Technical information
- ERP: 100 kW
- Transmitter coordinates: 50°23′37.3″N 105°56′24.5″W﻿ / ﻿50.393694°N 105.940139°W

= CHAB-TV =

Television station in Moose Jaw (1959–1978)

CHAB-TV (channel 4) was a television station in Moose Jaw, Saskatchewan, Canada.

The station signed on the air on July 7, 1959, under the ownership of CHAB Ltd., the parent company of Moose Jaw radio station CHAB. It was originally a CBC affiliate. On August 25, 1962, as part of an agreement with CKCK-TV in Regina, CHAB-TV switched to CTV and signed on CHRE-TV on the air as a semi-satellite in Regina on December 21 that year. In return, CKCK-TV signed on a rebroadcaster in Moose Jaw.
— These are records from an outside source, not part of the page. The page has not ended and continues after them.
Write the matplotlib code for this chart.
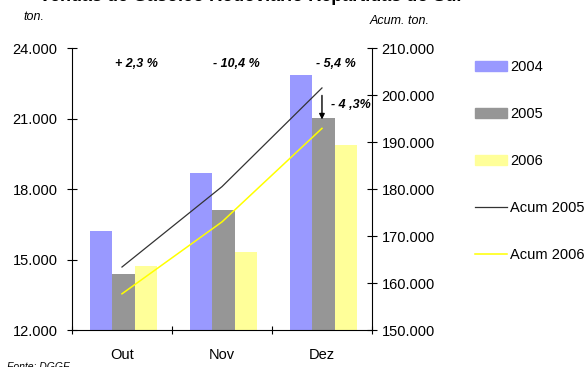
import matplotlib.pyplot as plt
import matplotlib.patches as mpatches
import matplotlib.lines as mlines
import numpy as np

plt.rcParams['font.family'] = ['Liberation Sans', 'DejaVu Sans']

# Monthly tonnage (left axis) and cumulative tonnage (right axis)
meses = ['Out', 'Nov', 'Dez']
v2004 = [16200, 18680, 22850]
v2005 = [14400, 17110, 21020]
v2006 = [14730, 15330, 19880]
acum2005 = [163400, 180500, 201500]
acum2006 = [157700, 173000, 192900]
variacoes = ['+ 2,3 %', '- 10,4 %', '- 5,4 %']
var_acum = '- 4 ,3%'

fig = plt.figure(figsize=(5.88, 3.67), dpi=100)
ax = fig.add_axes([0.1224, 0.1008, 0.5102, 0.7684])
ax2 = ax.twinx()

x = np.arange(len(meses))
w = 0.225
ax.bar(x - w + 0.015, v2004, w, color='#9999ff', zorder=2)
ax.bar(x + 0.015, v2005, w, color='#969696', zorder=2)
ax.bar(x + w + 0.015, v2006, w, color='#ffff99', zorder=2)

ax2.plot(x, acum2005, color='#333333', lw=0.9)
ax2.plot(x, acum2006, color='#ffff00', lw=1.1)

ax.set_xlim(-0.5, 2.5)
ax.set_ylim(12000, 24000)
ax2.set_ylim(150000, 210000)

fmt = lambda v, p: f'{v:,.0f}'.replace(',', '.')
ax.set_yticks(np.arange(12000, 24001, 3000))
ax.yaxis.set_major_formatter(plt.FuncFormatter(fmt))
ax2.set_yticks(np.arange(150000, 210001, 10000))
ax2.yaxis.set_major_formatter(plt.FuncFormatter(fmt))

ax.set_xticks([-0.5, 0.5, 1.5, 2.5])
ax.set_xticklabels([])
ax.set_xticks(x, minor=True)
ax.set_xticklabels(meses, minor=True)
ax.tick_params(axis='x', which='minor', length=0, labelsize=10.5, pad=13)
ax.tick_params(axis='x', which='major', direction='inout', length=6)
ax.tick_params(axis='y', direction='inout', length=7, labelsize=10.5, pad=7)
ax2.tick_params(axis='y', direction='inout', length=7, labelsize=10.5)

for a in (ax, ax2):
    a.spines['top'].set_visible(False)
ax.spines['right'].set_visible(False)
ax2.spines['left'].set_visible(False)
ax2.spines['bottom'].set_visible(False)

# Year-on-year change 2006 vs 2005
for i, t in enumerate(variacoes):
    ax.text(i + 0.14, 23300, t, ha='center', va='center', fontsize=9,
            fontweight='bold', fontstyle='italic')

ax2.annotate('', xy=(2.0, acum2005[2] - 7300), xytext=(2.0, acum2005[2] - 1000),
             arrowprops=dict(arrowstyle='-|>', color='black', lw=1.0,
                             mutation_scale=8))
ax2.text(2.09, acum2005[2] - 3600, var_acum, ha='left', va='center',
         fontsize=9, fontweight='bold', fontstyle='italic')

fig.text(0.040, 0.953, 'ton.', fontsize=9, fontstyle='italic', va='center')
fig.text(0.628, 0.942, 'Acum. ton.', fontsize=9, fontstyle='italic', va='center')
fig.text(0.012, 0.0, 'Fonte: DGGE', fontsize=7.5, fontstyle='italic', va='center')
fig.text(0.425, 1 - 1.0 / 367, 'Vendas de Gasóleo Rodoviário Repartidas do Sul',
         fontsize=13, fontweight='bold', ha='center', va='baseline')

handles = [
    mpatches.Patch(color='#9999ff', label='2004'),
    mpatches.Patch(color='#969696', label='2005'),
    mpatches.Patch(color='#ffff99', label='2006'),
    mlines.Line2D([], [], color='#333333', lw=0.9, label='Acum 2005'),
    mlines.Line2D([], [], color='#ffff00', lw=1.1, label='Acum 2006'),
]
fig.legend(handles=handles, loc='upper left', bbox_to_anchor=(0.798, 0.853),
           frameon=False, fontsize=10.5, handlelength=2.2, handleheight=0.7,
           handletextpad=0.2, labelspacing=2.27, borderaxespad=0)

fig.savefig('out.png', dpi=100)
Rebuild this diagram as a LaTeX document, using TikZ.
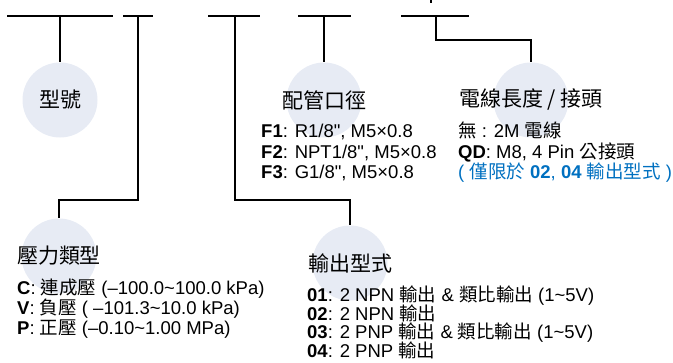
\documentclass[tikz,border=0pt]{standalone}
\usepackage{fontspec}
\setmainfont{Liberation Sans}
\newfontfamily\cjk{Noto Sans CJK TC}
\newcommand\zh[1]{{\cjk #1}}
\newcommand\wave{\textasciitilde}
\definecolor{BubbleGray}{HTML}{E7EBF4}
\definecolor{NoteBlue}{HTML}{0070C0}

\begin{document}
\begin{tikzpicture}[x=1pt,y=-1pt,
  bubble/.style={circle,fill=BubbleGray,minimum size=75pt,inner sep=0pt},
  head/.style={font=\cjk\fontsize{21}{24}\selectfont,inner sep=0pt},
  row/.style={font=\fontsize{18.5}{20}\selectfont,anchor=base west,inner sep=0pt},
  wire/.style={line width=1.1pt}]
  \useasboundingbox (0,0) rectangle (673,362);
  % code bars along the top
  \foreach \n/\a/\b/\m in {A/7/113/60,B/123/153/138,C/208/260/235,D/298/351/324,E/401/469/436}{
    \coordinate (\n l) at (\a,16); \coordinate (\n r) at (\b,16); \coordinate (\n) at (\m,16);
    \draw[wire] (\n l)--(\n r);}
  \coordinate (tick) at (431,0); \draw[wire] (tick)--++(0,3);
  % bubbles and their titles
  \node[bubble] (model) at (60,100) {};  \node[head] (modelT) at (model) {型號};
  \node[bubble] (port) at (324,100) {};  \node[head] (portT) at (port) {配管口徑};
  \node[bubble] (cable) at (531,100) {}; \node[head] (cableT) at (cable) {電線長度 / 接頭};
  \node[bubble] (range) at (59,256) {};  \node[head] (rangeT) at (range) {壓力類型};
  \node[bubble] (output) at (350,263) {};\node[head] (outputT) at (output) {輸出型式};
  % leader lines
  \draw[wire] (A)--(model.north);
  \draw[wire] (D)--(port.north);
  \draw[wire] (E)--++(0,24)-|(cable.north);
  \draw[wire] (B)--++(0,184)-|(range.north);
  \draw[wire] (C)--++(0,184)-|(output.north);
  % option lists
  \foreach \t [count=\i] in {{\textbf{F1}: R1/8\textquotedbl, M5×0.8},{\textbf{F2}: NPT1/8\textquotedbl, M5×0.8},{\textbf{F3}: G1/8\textquotedbl, M5×0.8}}
    \node[row] (port\i) at (261,117+20.5*\i) {\t};
  \node[row] (cable1) at (458,137.5) {\zh{無} : 2M \zh{電線}};
  \node[row] (cable2) at (458,158) {\textbf{QD}: M8, 4 Pin \zh{公接頭}};
  \node[row,NoteBlue] (cable3) at (458,178.5) {( \zh{僅限於} \textbf{02}, \textbf{04} \zh{輸出型式} )};
  \foreach \t [count=\i] in {{\textbf{C}: \zh{連成壓} (–100.0\wave100.0 kPa)},{\textbf{V}: \zh{負壓} ( –101.3\wave10.0 kPa)},{\textbf{P}: \zh{正壓} (–0.10\wave1.00 MPa)}}
    \node[row] (range\i) at (17,274.5+20*\i) {\t};
  \foreach \t [count=\i] in {{\textbf{01}: 2 NPN \zh{輸出} \& \zh{類比輸出} (1\wave5V)},{\textbf{02}: 2 NPN \zh{輸出}},{\textbf{03}: 2 PNP \zh{輸出} \& \zh{類比輸出} (1\wave5V)},{\textbf{04}: 2 PNP \zh{輸出}}}
    \node[row] (output\i) at (307,282.8+18.7*\i) {\t};
\end{tikzpicture}
\end{document}
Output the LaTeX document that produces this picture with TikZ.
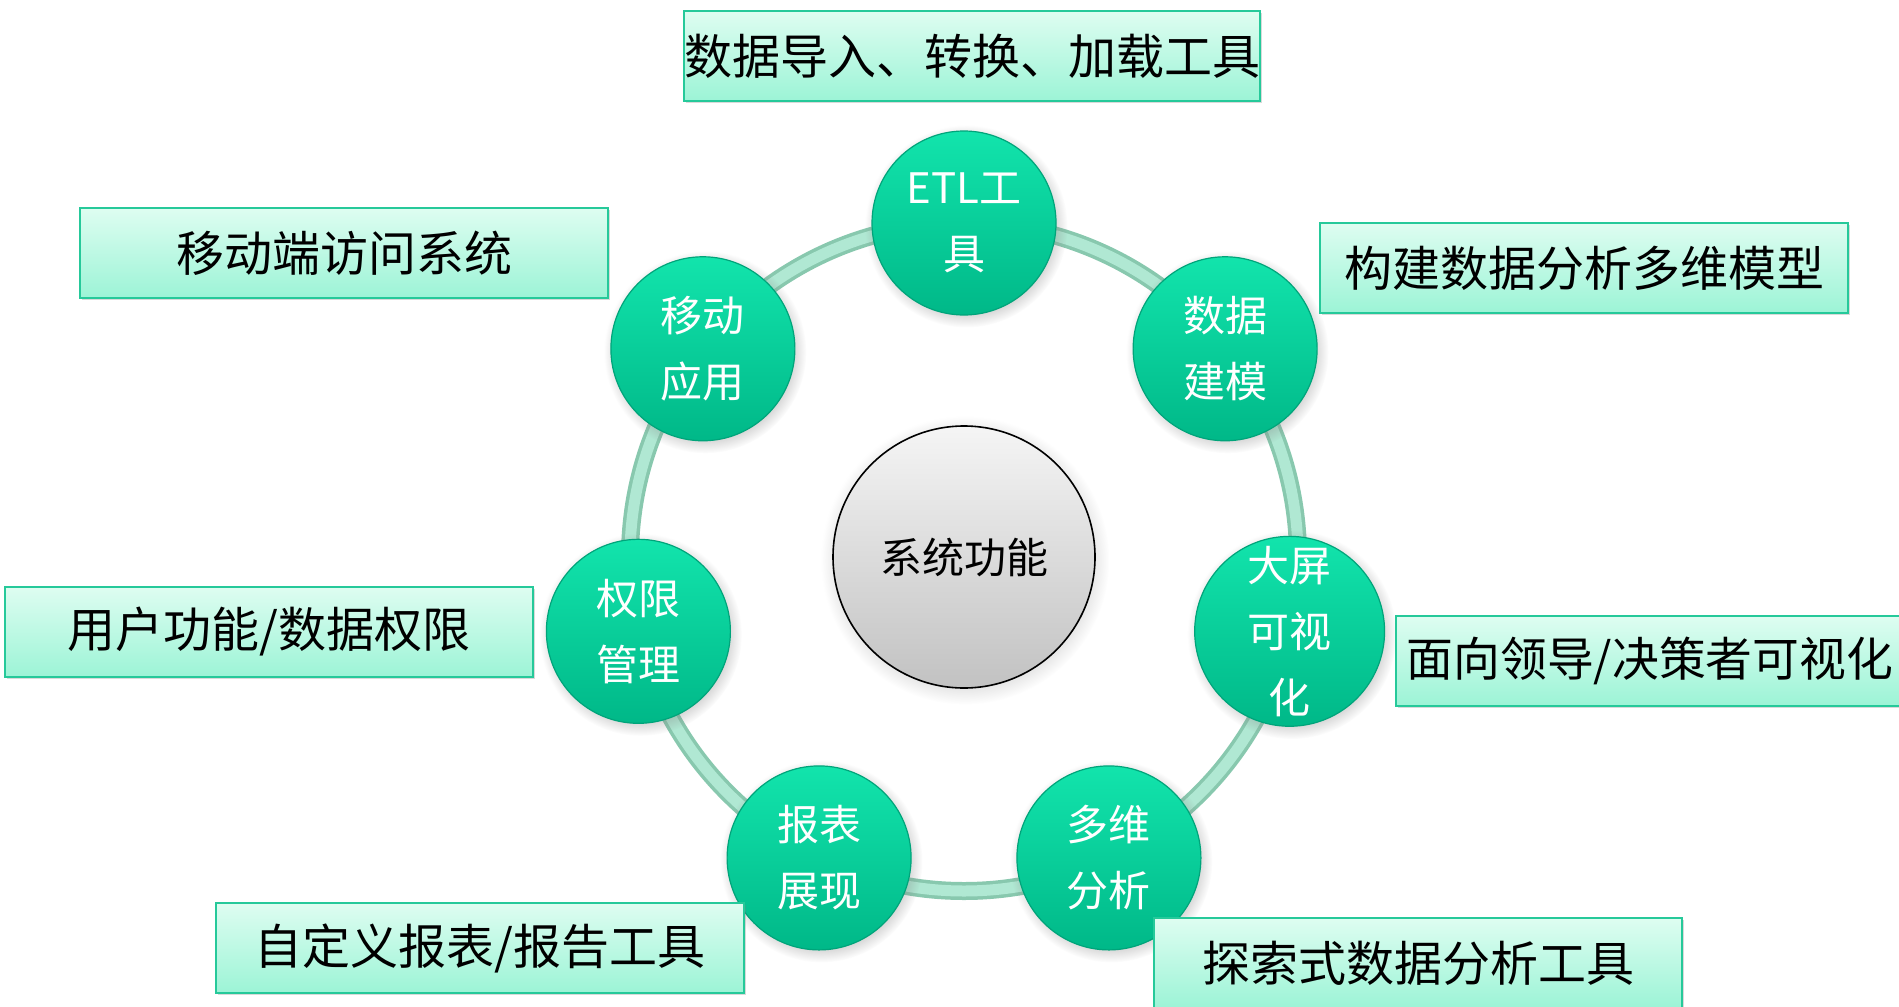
\documentclass[tikz,border=0pt]{standalone}
\usepackage{fontspec}
\setmainfont{Noto Sans CJK SC}
\usetikzlibrary{calc,shadows}

\definecolor{balltop}{HTML}{12E4AC}
\definecolor{ballbot}{HTML}{00B888}
\definecolor{ballline}{HTML}{00A47A}
\definecolor{ringout}{HTML}{88C8AE}
\definecolor{ringin}{HTML}{B0E8D3}
\definecolor{notetop}{HTML}{DEFDF1}
\definecolor{notebot}{HTML}{9CF4D6}
\definecolor{noteline}{HTML}{26C99A}

\begin{document}
\begin{tikzpicture}[x=0.5pt,y=-0.5pt,
  ball/.style={circle,minimum size=92pt,inner sep=0pt,draw=ballline,line width=0.6pt,
    top color=balltop,bottom color=ballbot,text=white,align=center,
    font=\fontsize{21}{33}\selectfont,
    circular drop shadow={shadow xshift=1pt,shadow yshift=-1.5pt,opacity=0.35}},
  hub/.style={circle,minimum size=131pt,inner sep=0pt,draw=black,line width=0.8pt,
    top color=gray!8,bottom color=gray!48,font=\fontsize{21}{25}\selectfont,
    circular drop shadow={shadow xshift=0.5pt,shadow yshift=-1.5pt,opacity=0.25}},
  note/.style={rectangle,draw=noteline,line width=0.9pt,top color=notetop,bottom color=notebot,
    minimum width=264pt,minimum height=45pt,inner sep=0pt,font=\fontsize{24}{28}\selectfont,
    drop shadow={shadow xshift=1pt,shadow yshift=-1.2pt,opacity=0.3}}]

\useasboundingbox (0,0) rectangle (1899,1006);
\coordinate (o) at (964,557);

% ring
\draw[ringout,line width=9pt] (o) circle (334);
\draw[ringin,line width=5.5pt] (o) circle (334);

\node[hub] (hub) at (o) {系统功能};

\foreach \i/\t in {0/{ETL工\\具},1/{数据\\建模},2/{大屏\\可视\\化},3/{多维\\分析},
                   4/{报表\\展现},5/{权限\\管理},6/{移动\\应用}}
  \node[ball] (f\i) at ($(o)+({-90+\i*360/7}:334)$) {\t};

% notes
\node[note,minimum width=288pt] (etl) at (972,56) {数据导入、转换、加载工具};
\node[note] (model) at (1584,268) {构建数据分析多维模型};
\node[note,anchor=west,minimum width=254pt,inner xsep=1.5pt,font=\fontsize{23.4}{28}\selectfont]
  (screen) at (1395,661) {面向领导/决策者可视化};
\node[note] (olap) at (1418,963) {探索式数据分析工具};
\node[note] (report) at (480,948) {自定义报表/报告工具};
\node[note] (auth) at (269,632) {用户功能/数据权限};
\node[note] (mobile) at (344,253) {移动端访问系统};

\end{tikzpicture}
\end{document}
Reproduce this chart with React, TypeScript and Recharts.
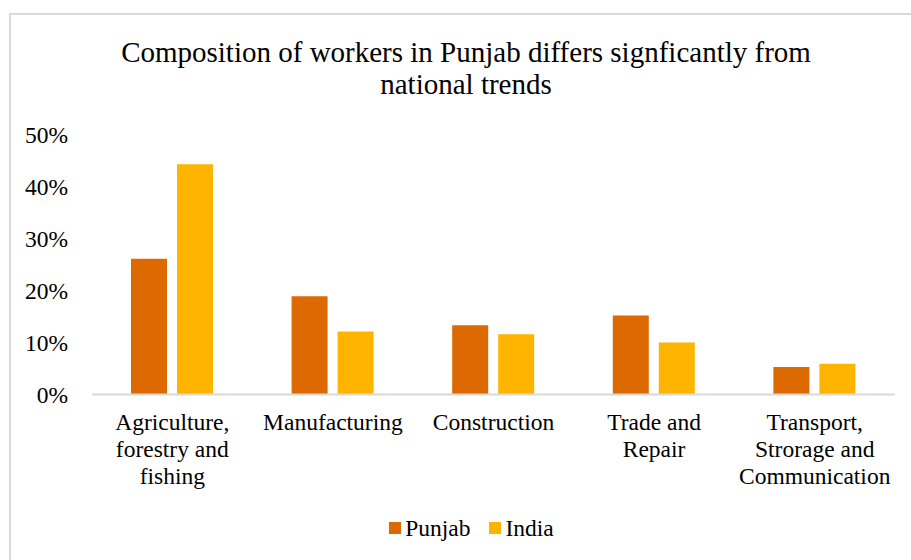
import { BarChart, Bar, XAxis, YAxis, Legend } from "recharts";

const categories = [
  "Agriculture,\nforestry and\nfishing",
  "Manufacturing",
  "Construction",
  "Trade and\nRepair",
  "Transport,\nStrorage and\nCommunication",
];
const punjab = [26.1, 18.9, 13.3, 15.2, 5.3];
const india = [44.3, 12.1, 11.6, 10.0, 5.9];
const yTicks = [0, 10, 20, 30, 40, 50];
const seriesNames = ["Punjab", "India"];

const FONT = '"Liberation Serif", "Times New Roman", Times, serif';
const COLORS: Record<string, string> = { Punjab: "#DC6A00", India: "#FFB400" };
const LABEL_SIZE = 23.5;

const data = categories.map((name, i) => ({ name, Punjab: punjab[i], India: india[i] }));

function CategoryTick({ x, y, payload }: any) {
  const lines = String(payload.value).split("\n");
  return (
    <text x={x} y={y} textAnchor="middle" fontFamily={FONT} fontSize={LABEL_SIZE} fill="#000">
      {lines.map((l, i) => (
        <tspan key={i} x={x} dy={i === 0 ? 35.5 : 26.8}>
          {l}
        </tspan>
      ))}
    </text>
  );
}

function LegendBox() {
  return (
    <div
      style={{
        height: 30,
        display: "flex",
        justifyContent: "center",
        alignItems: "center",
        paddingLeft: 32,
        fontFamily: FONT,
        fontSize: LABEL_SIZE,
        color: "#000",
      }}
    >
      {seriesNames.map((name, i) => (
        <div key={name} style={{ display: "flex", alignItems: "center", marginLeft: i ? 19 : 0 }}>
          <span style={{ width: 12, height: 12, background: COLORS[name], marginRight: 4 }} />
          <span>{name}</span>
        </div>
      ))}
    </div>
  );
}

export default function App() {
  return (
    <div
      style={{
        position: "fixed",
        left: 0,
        top: 0,
        width: 911,
        height: 560,
        overflow: "hidden",
        background: "#fff",
      }}
    >
      <div
        style={{
          position: "absolute",
          left: 128,
          top: -22,
          fontFamily: FONT,
          fontStyle: "italic",
          fontSize: 24,
          lineHeight: "27px",
          color: "#E36C09",
        }}
      >
        vs India
      </div>
      <div
        style={{
          position: "absolute",
          left: 9,
          top: 13,
          width: 930,
          height: 600,
          border: "2px solid #d9d9d9",
          boxSizing: "border-box",
        }}
      />
      <div
        style={{
          position: "absolute",
          left: 0,
          top: 35.9,
          width: 932,
          textAlign: "center",
          fontFamily: FONT,
          fontSize: 29,
          lineHeight: "32px",
          color: "#000",
        }}
      >
        Composition of workers in Punjab differs signficantly from
        <br />
        national trends
      </div>
      <div style={{ position: "absolute", left: 0, top: 0 }}>
        <BarChart
          width={911}
          height={560}
          data={data}
          margin={{ top: 134.5, right: 16, left: 0, bottom: 35.5 }}
          barSize={36}
          barGap={10}
        >
          <XAxis
            dataKey="name"
            interval={0}
            height={100}
            tickLine={false}
            tickSize={0}
            tickMargin={0}
            axisLine={{ stroke: "#d9d9d9", strokeWidth: 2 }}
            tick={<CategoryTick />}
          />
          <YAxis
            width={92}
            domain={[0, 50]}
            ticks={yTicks}
            interval={0}
            axisLine={false}
            tickLine={false}
            tickSize={0}
            tickMargin={24}
            tickFormatter={(v: number) => `${v}%`}
            tick={{ fontFamily: FONT, fontSize: LABEL_SIZE, fill: "#000" }}
          />
          <Legend content={<LegendBox />} wrapperStyle={{ top: 513, left: 0, width: 911 }} />
          {seriesNames.map((name) => (
            <Bar key={name} dataKey={name} fill={COLORS[name]} isAnimationActive={false} />
          ))}
        </BarChart>
      </div>
    </div>
  );
}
On May 30, 1968, Moffat Broadcasting, owner of Winnipeg's CTV affiliate, CJAY-TV, bought CHAB Ltd. The Canadian Radio-television and Telecommunications Commission (CRTC), however, told Moffat to sell CHAB-TV and CHRE to a new owner within one year. Moffat tried to sell CHAB and CHRE to Western Broadcast Management Ltd., owner of CHAN-TV in Vancouver. However, the CRTC denied this bid on July 18, 1969, in favour of a counteroffer from the CBC. On September 13, CBC officially assumed control of CHRE and CHAB and recalled the stations as CBKRT and CBKMT, respectively. CBKRT was made the main station, with CBKMT as a semi-satellite.

On July 31, 1978, CBKRT was recalled CBKT. On the same date, CBKMT ceased to exist as a separate station. Its transmitter became part of the Regina station's licence and continued in operation as CBKT-1, a full-time rebroadcaster of CBKT; rebroadcasters in Gravelbourg and Willow Bunch were also transferred to the new licence. However, CBKMT maintained its own local television newsroom until 1984 when it became a full repeater of CBKT-TV in Regina and when CBKT opened the CBC Southwest Saskatchewan Broadcast Centre on Broad Street in Regina. The transmitter was finally shut down on July 31, 2012, due to austerity measures implemented at the CBC.